TASK STATEMENT | From the listing, collect all lines containing the word "LaTeX".

########################################

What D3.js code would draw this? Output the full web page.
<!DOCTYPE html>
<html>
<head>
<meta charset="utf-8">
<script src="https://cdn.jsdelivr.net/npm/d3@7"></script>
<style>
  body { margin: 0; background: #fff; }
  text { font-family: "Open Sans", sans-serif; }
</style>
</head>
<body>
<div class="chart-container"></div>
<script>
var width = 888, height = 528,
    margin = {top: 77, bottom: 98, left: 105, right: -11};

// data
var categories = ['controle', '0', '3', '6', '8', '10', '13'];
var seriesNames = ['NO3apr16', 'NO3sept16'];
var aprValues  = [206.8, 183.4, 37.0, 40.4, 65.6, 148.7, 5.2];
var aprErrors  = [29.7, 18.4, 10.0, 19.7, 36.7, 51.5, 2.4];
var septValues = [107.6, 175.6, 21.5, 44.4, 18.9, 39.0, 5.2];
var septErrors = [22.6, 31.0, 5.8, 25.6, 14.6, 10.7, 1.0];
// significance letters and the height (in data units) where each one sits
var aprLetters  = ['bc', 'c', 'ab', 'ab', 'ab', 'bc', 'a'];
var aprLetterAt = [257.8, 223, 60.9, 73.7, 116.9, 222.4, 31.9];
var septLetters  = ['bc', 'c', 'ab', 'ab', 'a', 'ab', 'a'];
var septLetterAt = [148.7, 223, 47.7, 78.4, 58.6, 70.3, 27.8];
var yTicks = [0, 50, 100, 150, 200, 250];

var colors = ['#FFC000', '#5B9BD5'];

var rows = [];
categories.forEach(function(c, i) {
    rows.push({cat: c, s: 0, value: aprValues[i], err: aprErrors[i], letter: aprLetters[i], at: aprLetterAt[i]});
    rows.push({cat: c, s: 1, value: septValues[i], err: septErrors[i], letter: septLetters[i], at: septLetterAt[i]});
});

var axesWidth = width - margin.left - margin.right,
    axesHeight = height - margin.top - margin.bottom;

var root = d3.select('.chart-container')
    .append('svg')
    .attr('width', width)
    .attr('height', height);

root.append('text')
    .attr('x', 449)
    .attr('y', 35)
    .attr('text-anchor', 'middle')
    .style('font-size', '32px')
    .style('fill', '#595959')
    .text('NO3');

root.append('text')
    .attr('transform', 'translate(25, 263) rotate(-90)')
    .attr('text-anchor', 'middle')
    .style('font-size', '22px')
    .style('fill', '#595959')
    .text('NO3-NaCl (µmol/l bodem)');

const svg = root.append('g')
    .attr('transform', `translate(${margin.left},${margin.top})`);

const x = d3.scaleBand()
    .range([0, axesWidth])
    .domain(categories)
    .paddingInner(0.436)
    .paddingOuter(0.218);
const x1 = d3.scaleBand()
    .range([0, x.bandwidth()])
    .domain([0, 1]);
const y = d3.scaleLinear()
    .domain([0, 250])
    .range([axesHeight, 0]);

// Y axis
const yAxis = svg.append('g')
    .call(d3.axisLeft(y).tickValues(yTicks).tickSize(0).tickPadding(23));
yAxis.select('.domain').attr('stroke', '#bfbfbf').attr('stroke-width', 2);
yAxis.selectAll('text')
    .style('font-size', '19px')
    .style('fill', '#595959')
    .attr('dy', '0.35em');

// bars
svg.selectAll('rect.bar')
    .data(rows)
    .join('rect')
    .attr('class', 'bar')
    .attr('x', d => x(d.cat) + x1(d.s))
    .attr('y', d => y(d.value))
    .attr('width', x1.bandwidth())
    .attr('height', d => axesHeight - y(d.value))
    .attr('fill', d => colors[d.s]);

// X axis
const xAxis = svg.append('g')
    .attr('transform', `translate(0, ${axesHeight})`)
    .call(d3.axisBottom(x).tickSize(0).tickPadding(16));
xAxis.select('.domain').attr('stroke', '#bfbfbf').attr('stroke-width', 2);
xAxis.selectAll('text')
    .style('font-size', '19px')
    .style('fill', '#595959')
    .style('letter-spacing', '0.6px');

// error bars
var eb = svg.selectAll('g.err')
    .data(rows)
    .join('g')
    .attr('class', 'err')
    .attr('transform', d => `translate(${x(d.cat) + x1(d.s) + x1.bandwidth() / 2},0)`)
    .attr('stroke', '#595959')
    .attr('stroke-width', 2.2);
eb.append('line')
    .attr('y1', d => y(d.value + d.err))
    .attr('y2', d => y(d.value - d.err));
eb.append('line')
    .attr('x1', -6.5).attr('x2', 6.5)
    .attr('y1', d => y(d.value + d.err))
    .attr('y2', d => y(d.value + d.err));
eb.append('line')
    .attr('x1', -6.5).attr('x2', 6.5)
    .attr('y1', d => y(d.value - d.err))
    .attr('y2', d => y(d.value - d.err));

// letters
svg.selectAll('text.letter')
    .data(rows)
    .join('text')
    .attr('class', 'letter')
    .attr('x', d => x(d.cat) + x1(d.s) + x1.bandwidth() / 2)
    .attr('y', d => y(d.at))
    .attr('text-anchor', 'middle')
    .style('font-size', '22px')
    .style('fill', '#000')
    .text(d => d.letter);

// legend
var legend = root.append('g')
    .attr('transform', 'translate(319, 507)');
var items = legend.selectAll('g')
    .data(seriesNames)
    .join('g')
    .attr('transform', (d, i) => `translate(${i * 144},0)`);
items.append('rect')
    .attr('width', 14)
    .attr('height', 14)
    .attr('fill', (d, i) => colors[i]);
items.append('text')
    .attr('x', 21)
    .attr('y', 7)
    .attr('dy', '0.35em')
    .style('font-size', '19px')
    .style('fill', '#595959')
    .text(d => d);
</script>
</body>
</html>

########################################

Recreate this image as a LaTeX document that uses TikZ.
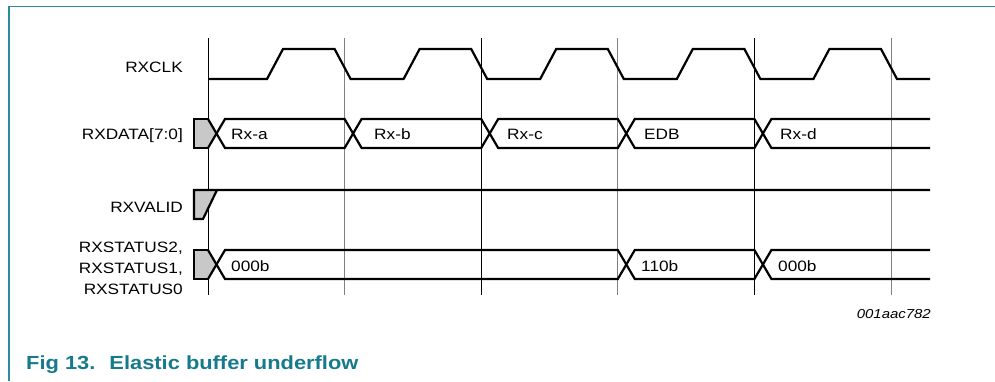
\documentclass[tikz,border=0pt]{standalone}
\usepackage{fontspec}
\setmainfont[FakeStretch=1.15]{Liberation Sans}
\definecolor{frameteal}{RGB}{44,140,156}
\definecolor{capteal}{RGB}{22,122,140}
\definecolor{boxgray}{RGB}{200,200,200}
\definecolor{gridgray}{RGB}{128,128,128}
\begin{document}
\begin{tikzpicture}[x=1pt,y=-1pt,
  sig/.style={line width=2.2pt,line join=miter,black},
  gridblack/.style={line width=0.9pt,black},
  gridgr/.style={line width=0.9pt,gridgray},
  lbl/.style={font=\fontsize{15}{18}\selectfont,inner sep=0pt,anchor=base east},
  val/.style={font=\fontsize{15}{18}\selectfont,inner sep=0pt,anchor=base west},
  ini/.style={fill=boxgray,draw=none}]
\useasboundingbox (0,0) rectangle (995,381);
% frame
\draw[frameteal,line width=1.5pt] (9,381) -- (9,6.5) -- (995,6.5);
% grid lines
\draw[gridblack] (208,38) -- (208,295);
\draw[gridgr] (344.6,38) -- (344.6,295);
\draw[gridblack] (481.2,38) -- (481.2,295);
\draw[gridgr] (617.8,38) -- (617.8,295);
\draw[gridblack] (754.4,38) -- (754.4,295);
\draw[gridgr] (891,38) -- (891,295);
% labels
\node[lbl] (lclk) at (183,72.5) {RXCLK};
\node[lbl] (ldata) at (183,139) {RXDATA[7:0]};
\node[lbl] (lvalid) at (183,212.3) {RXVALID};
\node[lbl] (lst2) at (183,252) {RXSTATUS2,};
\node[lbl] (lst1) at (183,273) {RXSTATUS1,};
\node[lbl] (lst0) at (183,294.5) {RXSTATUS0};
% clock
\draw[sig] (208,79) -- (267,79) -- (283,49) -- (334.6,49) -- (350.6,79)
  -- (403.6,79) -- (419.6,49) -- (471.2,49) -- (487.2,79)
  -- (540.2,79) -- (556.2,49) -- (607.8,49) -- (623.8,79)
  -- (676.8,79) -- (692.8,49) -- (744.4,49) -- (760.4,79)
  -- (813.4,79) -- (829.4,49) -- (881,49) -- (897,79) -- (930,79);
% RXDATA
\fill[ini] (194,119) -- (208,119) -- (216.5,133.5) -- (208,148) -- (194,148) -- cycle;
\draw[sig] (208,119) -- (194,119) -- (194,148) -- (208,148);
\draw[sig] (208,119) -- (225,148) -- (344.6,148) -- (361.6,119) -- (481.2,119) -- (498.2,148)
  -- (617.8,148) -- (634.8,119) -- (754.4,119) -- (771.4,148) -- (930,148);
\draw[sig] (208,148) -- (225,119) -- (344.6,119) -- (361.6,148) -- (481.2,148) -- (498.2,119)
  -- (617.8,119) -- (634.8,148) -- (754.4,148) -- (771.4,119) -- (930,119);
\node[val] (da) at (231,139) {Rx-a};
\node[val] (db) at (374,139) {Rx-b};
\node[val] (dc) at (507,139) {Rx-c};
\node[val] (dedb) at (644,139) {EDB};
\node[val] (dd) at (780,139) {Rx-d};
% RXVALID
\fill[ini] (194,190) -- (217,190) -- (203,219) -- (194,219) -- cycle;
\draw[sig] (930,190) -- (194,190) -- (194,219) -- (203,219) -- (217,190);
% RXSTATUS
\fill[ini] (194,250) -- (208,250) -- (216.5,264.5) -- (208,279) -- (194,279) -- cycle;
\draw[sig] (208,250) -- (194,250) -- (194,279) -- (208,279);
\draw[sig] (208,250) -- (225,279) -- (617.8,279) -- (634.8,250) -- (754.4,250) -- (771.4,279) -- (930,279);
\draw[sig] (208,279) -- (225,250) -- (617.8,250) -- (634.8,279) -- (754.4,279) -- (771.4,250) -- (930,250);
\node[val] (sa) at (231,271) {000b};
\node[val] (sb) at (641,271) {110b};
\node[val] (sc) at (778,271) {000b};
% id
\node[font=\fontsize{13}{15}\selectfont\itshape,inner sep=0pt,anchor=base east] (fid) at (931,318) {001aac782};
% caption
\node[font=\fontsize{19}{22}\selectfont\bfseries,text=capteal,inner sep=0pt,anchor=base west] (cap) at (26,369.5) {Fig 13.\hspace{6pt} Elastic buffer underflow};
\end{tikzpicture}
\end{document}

########################################

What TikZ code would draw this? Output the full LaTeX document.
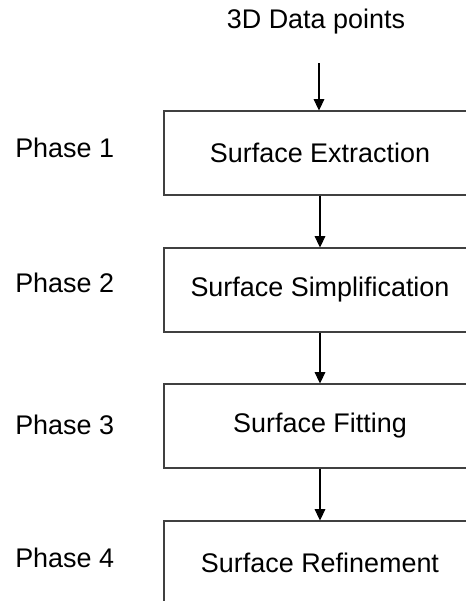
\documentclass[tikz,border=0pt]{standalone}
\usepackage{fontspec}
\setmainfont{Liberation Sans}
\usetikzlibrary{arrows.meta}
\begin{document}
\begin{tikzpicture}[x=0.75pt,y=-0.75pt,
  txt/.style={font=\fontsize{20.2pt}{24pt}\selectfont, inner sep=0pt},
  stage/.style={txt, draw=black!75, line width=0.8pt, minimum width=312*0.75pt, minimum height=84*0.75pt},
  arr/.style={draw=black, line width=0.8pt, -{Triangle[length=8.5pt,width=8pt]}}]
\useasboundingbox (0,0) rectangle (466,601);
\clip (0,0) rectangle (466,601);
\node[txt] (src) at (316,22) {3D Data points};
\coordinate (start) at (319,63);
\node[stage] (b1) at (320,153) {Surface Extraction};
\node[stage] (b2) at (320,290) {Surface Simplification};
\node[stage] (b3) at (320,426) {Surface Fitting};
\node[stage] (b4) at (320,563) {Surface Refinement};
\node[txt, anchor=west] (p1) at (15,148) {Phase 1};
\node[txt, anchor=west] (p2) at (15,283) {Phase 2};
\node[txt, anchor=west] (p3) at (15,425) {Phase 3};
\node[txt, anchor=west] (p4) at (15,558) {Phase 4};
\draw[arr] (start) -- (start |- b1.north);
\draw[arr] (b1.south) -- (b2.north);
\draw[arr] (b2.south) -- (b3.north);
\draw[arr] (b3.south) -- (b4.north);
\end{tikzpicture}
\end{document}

########################################

COMPLETED TASK |
Recreate this image as a LaTeX document that uses TikZ.
What TikZ code would draw this? Output the full LaTeX document.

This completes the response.